The Bott Határi Hárslevelű is a dry white wine from Tokaj, home to Tokaji Aszú, the world’s oldest botrytized wine, although Tokaj is increasingly well-known for its distinctive dry wines.
It is produced by Bott Pince, a small winery founded by Judit and József Bodó in March 2006. Bott is Judit’s maiden name and she is the one crafting the wines while her husband focuses on the vineyard. The majority of the region’s vineyards are planted with Furmint but Hárslevelű is Judit Bodó’s favorite varietal as she explained in a recent New York Times interview: “Sometimes the furmint is too harsh,” she said, “too ‘gerade’ in German, too ‘straight’ and harslevelu has more play. It’s more layered, it has more nose, it has more nuance.”
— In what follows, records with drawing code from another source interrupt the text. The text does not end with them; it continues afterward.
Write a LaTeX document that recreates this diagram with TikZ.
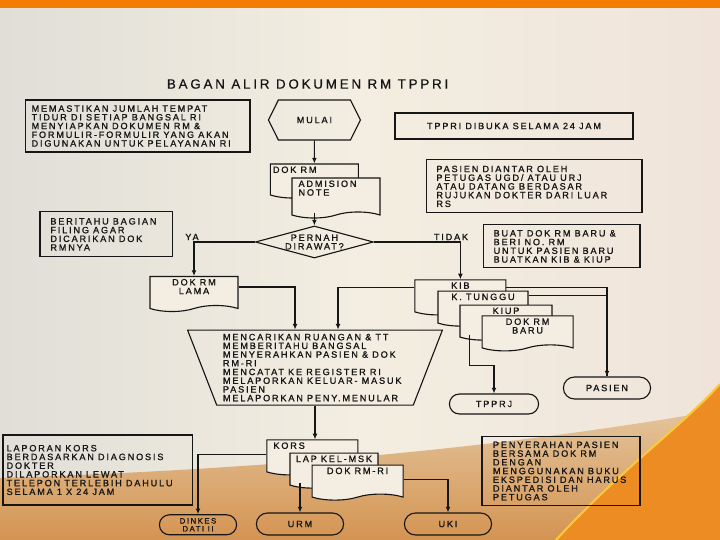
\documentclass[tikz,border=0pt]{standalone}
\usepackage{fontspec}
\setmainfont{Liberation Sans}
\newfontfamily\scanfont[LetterSpace=20, FakeBold=1.2]{Liberation Sans}
\newfontfamily\titlefont[LetterSpace=21, FakeBold=0.6]{Liberation Sans}
\usetikzlibrary{
    shapes.geometric,
    shapes.symbols,
    shapes.misc,
    arrows.meta,
    positioning,
    calc
}
\definecolor{bgCream}{RGB}{243, 238, 225}
\definecolor{bgGray}{RGB}{224, 222, 215}
\definecolor{bgPink}{RGB}{240, 228, 218}
\definecolor{barOrange}{RGB}{244, 124, 0}
\definecolor{sandTan}{RGB}{228, 196, 156}
\definecolor{sandDeep}{RGB}{212, 148, 82}
\definecolor{swooshOrange}{RGB}{236, 140, 34}
\definecolor{swooshGlow}{RGB}{250, 200, 60}
\definecolor{inkBlack}{RGB}{22, 22, 22}
\def\slideW{18}
\def\slideH{13.5}
\tikzset{
    scanText/.style={
        font=\scanfont\fontsize{6.5}{6.2}\selectfont,
        text=inkBlack,
        execute at begin node={\spaceskip=0.45em\relax}
    },
    titleText/.style={
        font=\titlefont\fontsize{9.5}{11}\selectfont,
        text=inkBlack
    },
    noteBox/.style={
        rectangle,
        draw=inkBlack,
        line width=0.8pt,
        scanText,
        align=left
    },
    startShape/.style={
        signal,
        signal to=east and west,
        signal pointer angle=127,
        draw=inkBlack,
        line width=0.8pt,
        minimum width=2.3cm,
        minimum height=1cm,
        scanText
    },
    docShape/.style={
        tape,
        tape bend top=none,
        tape bend height=0.15cm,
        draw=inkBlack,
        fill=bgCream,
        line width=0.8pt,
        inner sep=0pt
    },
    docLabel/.style={
        scanText,
        align=left,
        inner sep=2pt
    },
    decision/.style={
        diamond,
        aspect=3.7,
        inner sep=0pt,
        draw=inkBlack,
        line width=0.8pt,
        minimum width=2.95cm,
        minimum height=0.8cm,
        scanText,
        align=center
    },
    manualOp/.style={
        trapezium,
        shape border rotate=180,
        trapezium left angle=68,
        trapezium right angle=68,
        trapezium stretches=true,
        draw=inkBlack,
        line width=0.8pt,
        minimum width=6.375cm,
        minimum height=1.875cm,
        inner sep=0pt,
        scanText,
        align=left
    },
    terminal/.style={
        rounded rectangle,
        draw=inkBlack,
        line width=0.8pt,
        minimum width=2.25cm,
        minimum height=0.55cm,
        inner sep=1pt,
        scanText,
        align=center
    },
    flowLabel/.style={
        scanText,
        inner sep=1pt
    },
    flow/.style={
        draw=inkBlack,
        line width=0.8pt,
        -{Latex[length=4pt, width=3.5pt]}
    },
    plainFlow/.style={
        draw=inkBlack,
        line width=0.8pt
    }
}

\begin{document}
\begin{tikzpicture}
    \useasboundingbox (0,0) rectangle (\slideW, \slideH);
    % slide background
    \shade[left color=bgGray, right color=bgPink, middle color=bgCream] (0,0) rectangle (\slideW, \slideH);
    \shade[top color=sandTan, bottom color=sandDeep] (0,0) -- (0,1.55) .. controls (6,1.75) and (12,2.2) .. (\slideW,3.25) -- (\slideW,0) -- cycle;
    \fill[swooshOrange] (13.9,0) .. controls (15.5,1.75) and (17,2.8) .. (\slideW,3.9) -- (\slideW,0) -- cycle;
    \draw[swooshGlow, line width=1.5pt] (13.9,0) .. controls (15.5,1.75) and (17,2.8) .. (\slideW,3.9);
    \fill[barOrange] (0,13.3) rectangle (\slideW, \slideH);

    \node[titleText] (title) at (7.69, 11.4) {BAGAN ALIR DOKUMEN RM TPPRI};

    % Top row
    \node[noteBox, text width=5.3cm, inner xsep=0.16cm, minimum height=1.3cm] (prep) at (3.44, 10.35) {MEMASTIKAN JUMLAH TEMPAT\\TIDUR DI SETIAP BANGSAL RI\\MENYIAPKAN DOKUMEN RM \&\\FORMULIR-FORMULIR YANG AKAN\\DIGUNAKAN UNTUK PELAYANAN RI};
    \node[startShape] (mulai) at (7.86, 10.5) {MULAI};
    \node[noteBox, align=center, minimum width=5.95cm, minimum height=0.65cm] (open) at (12.85, 10.35) {TPPRI DIBUKA SELAMA 24 JAM};

    % Admission documents
    \node[docShape, minimum width=2.2cm, minimum height=0.85cm, label={[docLabel, anchor=north west]north west:DOK RM}] (dokrm) at (7.86, 9.05) {};
    \node[docShape, minimum width=2.2cm, minimum height=1cm, label={[docLabel, anchor=north west, xshift=0.1cm]north west:ADMISION\\NOTE}] (admnote) at (8.4, 8.625) {};
    \node[noteBox, text width=4.9cm, inner xsep=0.24cm, minimum height=1.325cm] (arrival) at (13.36, 8.84) {PASIEN DIANTAR OLEH\\PETUGAS UGD/ ATAU URJ\\ATAU DATANG BERDASAR\\RUJUKAN DOKTER DARI LUAR\\RS};

    % Decision
    \node[decision] (rawat) at (7.86, 7.45) {PERNAH\\DIRAWAT?};
    \node[noteBox, text width=2.8cm, inner xsep=0.26cm, minimum height=1.125cm] (filing) at (2.66, 7.64) {BERITAHU BAGIAN\\FILING AGAR\\DICARIKAN DOK\\RMNYA};
    \node[flowLabel] (ya) at (4.8, 7.575) {YA};
    \node[flowLabel] (tidak) at (11.275, 7.575) {TIDAK};
    \node[noteBox, text width=3.4cm, inner xsep=0.26cm, minimum height=1.075cm] (newdoc) at (14.04, 7.34) {BUAT DOK RM BARU \&\\BERI NO. RM\\UNTUK PASIEN BARU\\BUATKAN KIB \& KIUP};

    % Old record
    \node[docShape, minimum width=2.2cm, minimum height=0.875cm, label={[docLabel, align=center, anchor=north]north:DOK RM\\LAMA}] (lama) at (4.85, 6.225) {};

    % New record stack
    \node[docShape, minimum width=2.275cm, minimum height=0.875cm, label={[docLabel, anchor=north]north:KIB}] (kib) at (11.51, 6.14) {};
    \node[docShape, minimum width=2.25cm, minimum height=0.875cm, label={[docLabel, anchor=north]north:K. TUNGGU}] (ktunggu) at (12.075, 5.86) {};
    \node[docShape, minimum width=2.3cm, minimum height=0.875cm, label={[docLabel, anchor=north]north:KIUP}] (kiup) at (12.65, 5.51) {};
    \node[docShape, minimum width=2.275cm, minimum height=0.875cm, label={[docLabel, align=center, anchor=north]north:DOK RM\\BARU}] (dokbaru) at (13.19, 5.24) {};

    \node[terminal] (pasien) at (15.175, 3.8) {PASIEN};
    \node[terminal, minimum width=2.3cm, minimum height=0.5cm] (tpprj) at (12.35, 3.4) {TPPRJ};

    % Ward handling
    \node[manualOp, text width=4.6cm] (ward) at (7.875, 4.31) {MENCARIKAN RUANGAN \& TT\\MEMBERITAHU BANGSAL\\MENYERAHKAN PASIEN \& DOK\\RM-RI\\MENCATAT KE REGISTER RI\\MELAPORKAN KELUAR- MASUK\\PASIEN\\MELAPORKAN PENY.MENULAR};

    % Report stack
    \node[docShape, minimum width=2.275cm, minimum height=0.875cm, label={[docLabel, anchor=north west, xshift=0.1cm]north west:KORS}] (kors) at (7.81, 2.14) {};
    \node[docShape, minimum width=2.2cm, minimum height=0.875cm, label={[docLabel, anchor=north]north:LAP KEL-MSK}] (lapkel) at (8.35, 1.81) {};
    \node[docShape, minimum width=2.275cm, minimum height=0.875cm, label={[docLabel, anchor=north]north:DOK RM-RI}] (dokrmri) at (8.94, 1.51) {};

    \node[noteBox, text width=4.55cm, inner xsep=0.09cm, minimum height=1.75cm] (korsnote) at (2.44, 1.75) {LAPORAN KORS\\BERDASARKAN DIAGNOSIS\\DOKTER\\DILAPORKAN LEWAT\\TELEPON TERLEBIH DAHULU\\SELAMA 1 X 24 JAM};
    \node[noteBox, text width=3.4cm, inner xsep=0.275cm, minimum height=1.7cm] (handover) at (14.025, 1.725) {PENYERAHAN PASIEN\\BERSAMA DOK RM\\DENGAN\\MENGGUNAKAN BUKU\\EKSPEDISI DAN HARUS\\DIANTAR OLEH\\PETUGAS};

    \node[terminal, minimum width=2cm, minimum height=0.5cm, font=\scanfont\fontsize{5.5}{5.6}\selectfont] (dinkes) at (4.95, 0.38) {DINKES\\DATI II};
    \node[terminal] (urm) at (7.5, 0.4) {URM};
    \node[terminal] (uki) at (11.2, 0.4) {UKI};

    % Connections
    \draw[flow] (mulai) -- (dokrm);
    \draw[flow] (rawat.north |- admnote.south) -- (rawat.north);
    \draw[flow] (rawat.west) -| (lama.north);
    \draw[flow] (rawat.east) -| (kib.north);
    \draw[flow] ([yshift=0.1cm]lama.east) -| ([xshift=-0.5cm]ward.north);
    \draw[flow] ([yshift=0.175cm]kib.west) -| ([xshift=0.575cm]ward.north);
    \draw[flow] ([yshift=-0.2cm]kib.north east) -| (pasien.north);
    \draw[plainFlow] ([yshift=-0.125cm]ktunggu.north east) -| (pasien.north);
    \draw[flow] ([xshift=0.25cm]kiup.south west) -- ++(0,-0.77) -| (tpprj.north);
    \draw[flow] (ward.south) -- (ward.south |- kors.north);
    \draw[flow] (kors.west) -| (dinkes.north);
    \draw[flow] (urm.north |- lapkel.south) -- (urm.north);
    \draw[flow] (dokrmri.east) -| (uki.north);
\end{tikzpicture}
\end{document}
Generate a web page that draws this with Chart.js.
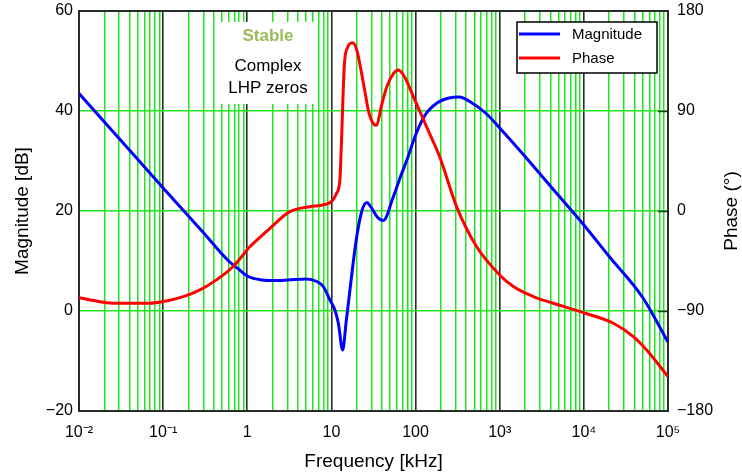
<!DOCTYPE html>
<html>
<head>
<meta charset="utf-8">
<script src="https://cdn.jsdelivr.net/npm/chart.js@4.4.1/dist/chart.umd.min.js"></script>
<style>
  html, body { margin: 0; padding: 0; background: #fff; }
  #wrap { width: 742px; height: 475px; }
</style>
</head>
<body>
<div id="wrap"><canvas id="chart" width="742" height="475"></canvas></div>
<script>
// frequency in kHz
const magFreq = [0.01, 0.03, 0.1, 0.3, 0.6, 0.8, 1, 1.5, 2, 3, 5, 6.7, 8, 9.6, 11, 12.1, 13.6, 15, 16.6, 18, 20, 22.9, 26.3, 30, 35, 41.4, 54, 65, 80, 100, 130, 180, 250, 330, 450, 700, 1000, 2000, 5000, 10000, 20000, 50000, 100000];
const magDb = [43.5, 34.5, 24.6, 15.7, 10.0, 8.3, 7.0, 6.2, 6.1, 6.2, 6.4, 5.9, 4.9, 2.2, 0.2, -2.5, -7.8, -2.0, 4.2, 9.2, 14.9, 19.9, 21.7, 20.6, 18.8, 18.1, 22.7, 26.5, 30.5, 35.2, 39.2, 41.6, 42.6, 42.8, 41.8, 39.4, 36.6, 30.9, 23.1, 17.2, 10.9, 2.7, -6.2];

const phaseFreq = [0.01, 0.0177, 0.028, 0.07, 0.098, 0.174, 0.274, 0.43, 0.68, 1.08, 1.86, 3.2, 5.5, 9.6, 11.5, 12.6, 13.2, 14.2, 15.5, 17.8, 20, 24, 28, 33.9, 40, 45.6, 55, 62.5, 75, 94, 146, 193, 307, 530, 1000, 1450, 2500, 4340, 9000, 22400, 38700, 55800, 100000];
const phaseDeg = [-78, -81.6, -83, -83, -81.6, -77, -71, -62, -50, -32, -15.6, -0.6, 3.9, 7.5, 15.9, 28, 65, 130, 147, 151.5, 145, 115, 88, 77, 97, 112, 124, 127, 120, 103, 70, 49, 3.9, -32, -57.6, -68, -77, -83, -90.6, -101, -113, -125, -149];

const decadeLabels = { '-2': '10⁻²', '-1': '10⁻¹', '0': '1', '1': '10', '2': '100', '3': '10³', '4': '10⁴', '5': '10⁵' };
const phaseTickMarks = [-90, 0, 90];
const noteLines = ['Stable', 'Complex', 'LHP zeros'];

const GREEN = '#1ee61e';
const AXIS = '#2a2a2a';
const FONT = '"Liberation Sans", Arial, Helvetica, sans-serif';

Chart.defaults.font.family = FONT;
Chart.defaults.color = '#000';

const isDecade = v => Math.abs(Math.log10(v) - Math.round(Math.log10(v))) < 1e-6;
const minus = v => (v < 0 ? '\u2212' + Math.abs(v) : String(v));

// fixed axis sizes so the plot box lands where the original one is
const fixWidth = w => scale => {
  scale.width = w;
  scale.paddingTop = 0;
  scale.paddingBottom = 0;
};

// frame, note box, inward phase ticks, legend, right axis title
const decorations = {
  id: 'decorations',
  beforeDatasetsDraw(chart) {
    const { ctx, chartArea: a, scales: { x, y, y1 } } = chart;
    ctx.save();
    // note box (no border, white background)
    const cx = x.getPixelForValue(1.76);
    const top = y.getPixelForValue(57.8), bot = y.getPixelForValue(41.4);
    ctx.fillStyle = '#fff';
    ctx.fillRect(cx - 48, top, 97, bot - top);
    ctx.textAlign = 'center';
    ctx.textBaseline = 'middle';
    ctx.fillStyle = '#9bbb59';
    ctx.font = `bold 17px ${FONT}`;
    ctx.fillText(noteLines[0], cx, y.getPixelForValue(55));
    ctx.fillStyle = '#000';
    ctx.font = `17px ${FONT}`;
    ctx.fillText(noteLines[1], cx, y.getPixelForValue(49));
    ctx.fillText(noteLines[2], cx, y.getPixelForValue(44.6));

    ctx.strokeStyle = AXIS;
    ctx.lineWidth = 2;
    ctx.strokeRect(a.left, a.top, a.width, a.height);
    ctx.lineWidth = 1.5;
    ctx.beginPath();
    for (const v of phaseTickMarks) {
      const py = Math.round(y1.getPixelForValue(v)) + 0.5;
      ctx.moveTo(a.right - 10, py);
      ctx.lineTo(a.right, py);
    }
    ctx.stroke();
    ctx.restore();
  },
  afterDraw(chart) {
    const { ctx, chartArea: a } = chart;
    ctx.save();
    // legend
    const bx = a.right - 151, by = a.top + 11, bw = 140, bh = 51;
    ctx.fillStyle = '#fff';
    ctx.fillRect(bx, by, bw, bh);
    ctx.strokeStyle = '#000';
    ctx.lineWidth = 1.5;
    ctx.strokeRect(bx, by, bw, bh);
    chart.data.datasets.forEach((ds, i) => {
      const ly = by + 12 + i * 24;
      ctx.strokeStyle = ds.borderColor;
      ctx.lineWidth = 3;
      ctx.beginPath();
      ctx.moveTo(bx + 2, ly);
      ctx.lineTo(bx + 43, ly);
      ctx.stroke();
      ctx.fillStyle = '#000';
      ctx.font = `15px ${FONT}`;
      ctx.textAlign = 'left';
      ctx.textBaseline = 'middle';
      ctx.fillText(ds.label, bx + 55, ly + 1);
    });
    // right axis title, reading bottom to top
    ctx.translate(a.right + 64, (a.top + a.bottom) / 2);
    ctx.rotate(-Math.PI / 2);
    ctx.textAlign = 'center';
    ctx.textBaseline = 'middle';
    ctx.font = `19px ${FONT}`;
    ctx.fillStyle = '#000';
    ctx.fillText('Phase (°)', 0, 0);
    ctx.restore();
  },
};

new Chart(document.getElementById('chart'), {
  type: 'line',
  data: {
    datasets: [
      {
        label: 'Magnitude',
        data: magFreq.map((f, i) => ({ x: f, y: magDb[i] })),
        yAxisID: 'y',
        borderColor: '#0000ff',
        borderWidth: 3,
        pointRadius: 0,
        cubicInterpolationMode: 'monotone',
        order: 1,
      },
      {
        label: 'Phase',
        data: phaseFreq.map((f, i) => ({ x: f, y: phaseDeg[i] })),
        yAxisID: 'y1',
        borderColor: '#ff0000',
        borderWidth: 3,
        pointRadius: 0,
        cubicInterpolationMode: 'monotone',
        order: 0,
      },
    ],
  },
  options: {
    responsive: false,
    animation: false,
    events: [],
    layout: { padding: { top: 11 } },
    plugins: { legend: { display: false }, tooltip: { enabled: false } },
    scales: {
      x: {
        type: 'logarithmic',
        min: 0.01,
        max: 1e5,
        afterBuildTicks: scale => {
          const ticks = [];
          for (let k = -2; k < 5; k++) for (let m = 1; m < 10; m++) ticks.push({ value: m * Math.pow(10, k) });
          ticks.push({ value: 1e5 });
          scale.ticks = ticks;
        },
        afterFit: scale => {
          scale.height = 64;
          scale.paddingLeft = 0;
          scale.paddingRight = 0;
        },
        ticks: {
          autoSkip: false,
          maxRotation: 0,
          padding: 12,
          font: { size: 16 },
          callback: v => (isDecade(v) ? decadeLabels[Math.round(Math.log10(v))] : ''),
        },
        grid: {
          drawTicks: false,
          color: c => (isDecade(c.tick.value) ? AXIS : GREEN),
          lineWidth: c => (isDecade(c.tick.value) ? 1.6 : 1.5),
        },
        border: { display: false },
        title: { display: true, text: 'Frequency [kHz]', font: { size: 19 }, padding: { top: 0, bottom: 2 } },
      },
      y: {
        position: 'left',
        min: -20,
        max: 60,
        afterFit: fixWidth(79),
        ticks: { stepSize: 20, padding: 6, font: { size: 16 }, callback: v => minus(v) },
        grid: { drawTicks: false, color: GREEN, lineWidth: 1.5 },
        border: { display: false },
        title: { display: true, text: 'Magnitude [dB]', font: { size: 19 }, padding: { top: 11, bottom: 0 } },
      },
      y1: {
        position: 'right',
        min: -180,
        max: 180,
        afterFit: fixWidth(74),
        ticks: { stepSize: 90, padding: 9, font: { size: 16 }, callback: v => minus(v) },
        grid: { drawOnChartArea: false, drawTicks: false },
        border: { display: false },
      },
    },
  },
  plugins: [decorations],
});
</script>
</body>
</html>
The Bodó family has 1.5 ha of vines on a west facing terraced slope in the classed vineyard of Határi. The soil is volcanic rocks mixed with clay. limestone, and chalk. Challenging growing conditions and an average vine age of 40 years result in low yields in the vineyard. The wine fermented in 220 liter barrels for 6 weeks using native yeast and remained in barrel for 9 more months.
That night, my dinner plan was to sauté some shrimps with garlic but after sniffing the wine, I decided to cook them with a Southeast Asian twist. Fortunately, between the pantry and the refrigerator, I had all the ingredients that I needed to accommodate the shrimps Thai style: fresh ginger and garlic, one onion, curry paste, a can of coconut milk, frozen bell pepper strips, and of course the shrimps.
As I retasted the wine during dinner, I was quite pleased with my shrimp curry dish. Far from being overwhelming, the medium-hot curry spices combined with the creamy coconut flavors were adding more dimensions to the wine.
Showing a light golden color, it had a flowery nose, slightly waxy, with notes of dried apricots and honey. On the palate, it was extremely creamy, mouth-filling, with a good amount of acidity. There was also some sweetness that interestingly disappeared on the finish, leaving an after-taste of dried herbs and mineral notes.